Success is so overrated: Kangana to open up about 10 years of rejection in new book
Before Kangana Ranaut became a household name, she endured 10 years of "humiliation, rejection, embarrassment". The Bollywood actress wants to write about her experience of struggle in a book.
Ranaut announced her intention to do so at the launch of Barkha Dutt's The Unquiet India, reports Indian Express. She said, “The way I dealt with my failures has been very heavy and I would like to write a book about that, how success will never teach you anything.”
Instead, the actress says she is a big believer in the value of struggle:
“So I’ve been through struggle for 10 years, and I think that’s what shaped me as a person today. I don’t know how much a success people see me as – that is a very external aspect of one’s growth – but I think I’m a very successful person on a very personal level. And when you lose something or face failure, it’s about how you deal with it and not lose your self-respect and self-worth,” she said.
“Ten years of humiliation, rejection, embarrassment could’ve made me believe what the whole world thought about me – like if they thought about me as a loser, but I didn’t think of myself as that or as what the world or my parents thought of me. That’s why I could do what I did in my life… Not just in India but all over the world, winning and success in so overrated,” she added.

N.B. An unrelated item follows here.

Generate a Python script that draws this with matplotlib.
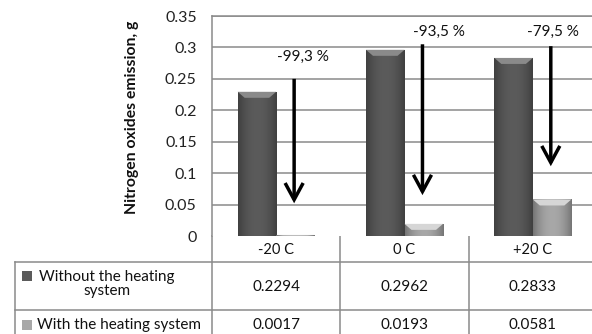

Ranaut pointed out that the culture of "standing first in class" has fostered certain our attitudes towards failing:
“We need to tell our children that it is okay to fail, there’s nothing wrong in it. Nothing lasts forever. That kind of spirit needs to be there,” she said.
An inability to accept failure has larger social implications than we think, she said:
“So rejection is so hard to deal with for anyone, especially men, there’s no acceptance for the fact that this women doesn’t want or that she doesn’t have feelings for me. Usually that is the intention and I feel that for 90 per cent of the violence against women – that kind of rejection triggers it.”